The spaced: art out of place exhibition catalogue includes full colour documentation of each regional project and their exhibition at the historic Fremantle Arts Centre, along with a curatorial introduction from spaced artistic director Marco Marcon, interviews with the participating artists, and reflective texts that consider topics raised by the spaced program and discussed in the spaced symposium held on 4-5 February 2012.
Point of Slaughter follows the export journey of sheep from rural Western Australia to Bahrain. Created by Michelle Slarke, the book evolved from the Lake Grace residency of Dutch artists, Wouter Osterholt and Elke Uitentuis, and their project to explore the issues around live sheep export. In November 2010, Michelle, Wouter and Elke travelled to Bahrain for Eid al Adha (Feast of Sacrifice) and conducted research and interviews with Bahrainis and Australians about the sheep trade between the two countries.
In the year since, live export has become a most contentious issue in Australia. Michelle Slarke looks at the back story of the live export debate and the complexities of the trade and cultural relationships of the people at each point of the journey, including her own community. Point of Slaughter is told through fiction, personal close up views and the words of farmers, animal welfare activists, sheep industry people and community members from Bahrain and Australia, who rarely, if ever meet. The book examines the lived experience, and how to stand to the side and, as much as possible, to see other points of view.

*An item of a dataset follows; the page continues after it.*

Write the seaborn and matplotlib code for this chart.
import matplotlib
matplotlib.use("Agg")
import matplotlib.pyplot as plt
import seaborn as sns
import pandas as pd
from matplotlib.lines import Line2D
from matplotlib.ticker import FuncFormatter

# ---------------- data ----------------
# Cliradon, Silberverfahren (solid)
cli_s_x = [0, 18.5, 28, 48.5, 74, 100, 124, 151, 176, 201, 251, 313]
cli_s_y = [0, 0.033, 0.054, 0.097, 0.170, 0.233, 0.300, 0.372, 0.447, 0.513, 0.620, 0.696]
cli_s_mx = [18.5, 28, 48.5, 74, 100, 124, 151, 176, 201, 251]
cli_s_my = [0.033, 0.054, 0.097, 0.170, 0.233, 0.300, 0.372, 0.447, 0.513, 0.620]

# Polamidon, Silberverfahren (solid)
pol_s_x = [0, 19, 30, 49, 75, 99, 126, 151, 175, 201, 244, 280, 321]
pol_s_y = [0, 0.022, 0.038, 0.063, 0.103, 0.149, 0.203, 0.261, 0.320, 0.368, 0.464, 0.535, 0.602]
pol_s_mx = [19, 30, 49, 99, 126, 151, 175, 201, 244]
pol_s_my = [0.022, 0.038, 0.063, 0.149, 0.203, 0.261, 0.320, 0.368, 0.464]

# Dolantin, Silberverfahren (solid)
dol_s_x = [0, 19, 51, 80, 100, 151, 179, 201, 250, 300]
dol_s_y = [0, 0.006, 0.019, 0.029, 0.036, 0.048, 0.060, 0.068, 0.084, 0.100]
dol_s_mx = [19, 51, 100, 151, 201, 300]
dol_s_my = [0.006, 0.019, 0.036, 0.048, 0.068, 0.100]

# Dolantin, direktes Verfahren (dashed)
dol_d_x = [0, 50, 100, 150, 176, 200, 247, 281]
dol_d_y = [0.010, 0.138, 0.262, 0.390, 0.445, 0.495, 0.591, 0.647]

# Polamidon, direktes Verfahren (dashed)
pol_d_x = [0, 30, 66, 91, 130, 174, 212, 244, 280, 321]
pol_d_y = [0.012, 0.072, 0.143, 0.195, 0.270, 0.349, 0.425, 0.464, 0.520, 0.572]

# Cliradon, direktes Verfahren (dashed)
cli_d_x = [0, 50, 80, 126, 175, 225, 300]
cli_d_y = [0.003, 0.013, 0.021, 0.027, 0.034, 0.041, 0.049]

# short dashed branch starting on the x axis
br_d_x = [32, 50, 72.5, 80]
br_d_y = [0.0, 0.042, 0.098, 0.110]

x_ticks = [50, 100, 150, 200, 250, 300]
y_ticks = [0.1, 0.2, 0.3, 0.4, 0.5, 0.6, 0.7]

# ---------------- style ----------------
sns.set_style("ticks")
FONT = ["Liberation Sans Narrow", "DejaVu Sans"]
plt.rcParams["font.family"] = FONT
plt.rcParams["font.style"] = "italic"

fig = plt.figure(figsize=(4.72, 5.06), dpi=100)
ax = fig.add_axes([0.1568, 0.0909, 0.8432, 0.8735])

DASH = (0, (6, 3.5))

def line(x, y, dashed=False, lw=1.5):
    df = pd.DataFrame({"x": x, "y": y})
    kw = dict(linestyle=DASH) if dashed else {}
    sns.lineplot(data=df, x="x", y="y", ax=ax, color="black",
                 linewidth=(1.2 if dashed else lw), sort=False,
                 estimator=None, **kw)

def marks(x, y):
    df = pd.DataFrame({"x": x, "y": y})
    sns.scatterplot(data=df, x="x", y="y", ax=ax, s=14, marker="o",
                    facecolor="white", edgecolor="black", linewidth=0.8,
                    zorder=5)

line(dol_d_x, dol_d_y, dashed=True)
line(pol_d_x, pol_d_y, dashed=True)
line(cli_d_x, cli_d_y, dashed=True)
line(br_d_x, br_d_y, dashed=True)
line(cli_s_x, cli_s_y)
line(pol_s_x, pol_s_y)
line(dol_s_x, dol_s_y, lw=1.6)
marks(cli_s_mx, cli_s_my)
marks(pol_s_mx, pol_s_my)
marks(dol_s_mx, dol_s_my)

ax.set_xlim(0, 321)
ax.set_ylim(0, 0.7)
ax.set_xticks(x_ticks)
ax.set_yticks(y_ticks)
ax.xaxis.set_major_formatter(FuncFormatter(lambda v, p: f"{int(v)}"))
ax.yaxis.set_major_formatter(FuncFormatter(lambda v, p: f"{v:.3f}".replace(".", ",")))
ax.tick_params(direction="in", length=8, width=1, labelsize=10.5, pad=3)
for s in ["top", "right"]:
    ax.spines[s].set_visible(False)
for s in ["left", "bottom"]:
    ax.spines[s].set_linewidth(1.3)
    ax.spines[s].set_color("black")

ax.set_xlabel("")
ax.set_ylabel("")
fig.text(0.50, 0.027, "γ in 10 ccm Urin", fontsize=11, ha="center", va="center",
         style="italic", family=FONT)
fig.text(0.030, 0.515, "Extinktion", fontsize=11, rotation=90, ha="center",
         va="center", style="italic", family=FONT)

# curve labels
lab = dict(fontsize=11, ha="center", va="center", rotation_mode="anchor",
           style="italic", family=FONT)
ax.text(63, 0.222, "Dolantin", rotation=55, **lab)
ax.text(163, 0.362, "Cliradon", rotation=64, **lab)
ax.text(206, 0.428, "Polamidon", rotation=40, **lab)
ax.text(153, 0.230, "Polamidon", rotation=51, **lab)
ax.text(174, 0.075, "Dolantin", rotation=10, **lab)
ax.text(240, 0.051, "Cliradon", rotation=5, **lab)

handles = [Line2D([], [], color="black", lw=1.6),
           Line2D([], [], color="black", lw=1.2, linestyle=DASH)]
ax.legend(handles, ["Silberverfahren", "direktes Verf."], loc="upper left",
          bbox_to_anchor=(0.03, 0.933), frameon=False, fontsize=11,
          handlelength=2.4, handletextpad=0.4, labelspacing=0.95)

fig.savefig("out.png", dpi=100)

CrayVox is published in conjunction with spaced: art out of place and to accompany the sound installation of the same name.

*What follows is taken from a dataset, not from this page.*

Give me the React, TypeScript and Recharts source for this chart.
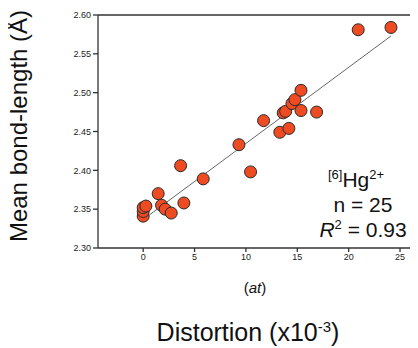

Mukinbudin Residency 2010 charts Julia’s two-month spaced: art out of place residency in Mukinbudin, a small town in Western Australian Wheatbelt. Davis focused on four projects that responded to the local area and community, including (list here….). This book documents these projects.
Julia Davis is an Australian artist who is interested in the relationships between objects, places and spaces as well as human use and occupation of landscapes. Over the past decade her work has been installed in salt lakes, deserts, coastal precincts and parklands as well as within galleries and urban spaces.
This catalogue was published as part of Gerson Bettencourt Ferreira’s residency with IASKA in 2005. It documents the exhibition Junctions shown at IASKA from 10 September – 9 October 2005 and at the Perth Institute of Contemporary Arts (PICA) from 20 October – 13 November 2005.
Written by Marco Marcon, director and co-founder of IASKA, this catalogue documents the work of sixteen of Australia’s most exciting, early-career contemporary artists who created new work in the Western Australian rural communities of Kellerberrin and Ballidu as part of IASKA’s international residency program.
From Space to Place toured nationally between 2005-07 and featured photography, installation, video, sculpture and performance created from the artists’ direct engagement with the spaces and places they inhabited in rural WA. The exhibition concentrates on the ambiguities, paradoxes and contradictions that emerge in the zone of continual exchange between space and place, determined and undetermined, actual and virtual, form and formlessness. The explorations of rural experience in this exhibition focuses on the linguistic, aesthetic and emotional relationships between people and places/spaces through the artists’ process of becoming displaced and re-situating themselves. This process also implicitly addresses the effects produced by globalisation and new communication technologies on the way in which we feel, understand and experience the space/place nexus.
Artists: Izabela Pluta (NSW), Claire Healy & Sean Cordeiro (NSW), Anna Nazzari (WA), Hayden Fowler (NSW), James Lynch (VIC), nat & ali (VIC), Wilkins Hill (QLD), Matt Hunt (WA), Tom Nicholson (VIC), Bruce Slatter (WA), Raquel Ormella (NSW).
Curated by Marco Marcon
Out of Site was a national touring exhibition that featured key works by the artists who contributed to IASKA’s program from 19998-2003. Since 1998, well known contemporary artists from Germany, Italy, Japan, the United Kingdom, Switzerland, Singapore, Norway, Canada, South Korea, the Netherlands and Australia converged on WA’s wheatbelt town of Kellerberin to create a variety of original site-specific projects based on an interaction with the local community and landscape. All the works included in Out of Site were originally produced for IASKA and are representative of the artists’ cultural backgrounds as well as current trends in international contemporary art. The exhibition celebrates IASKA’s effort to strengthen and enrich local identity by creating new opportunities for a cultural dialogue between local and global perspectives. On the occasion of this exhibition the town of Kellerberrin was transformed into a unique display space, as works by the artists were displayed in public buildings, shops, offices, the local police station and other unusual venues.
Artists: Matthew Ngui, Salvatore Falci, Berndt Höppner, Virginia Ward, Kate Daw, Heinrich Lüber, Robert Frith, Markus Muninghoff, Alex Spremberg, Umberto Cavenago, Miriam Stannage, Louise Paramor, Trevor Richards, Shigeaki Iwai, Gillian Dyson, Roland Boden, Lotte Konow Lund, Bibo, Simon Levin Laurie Long, Moon Joo.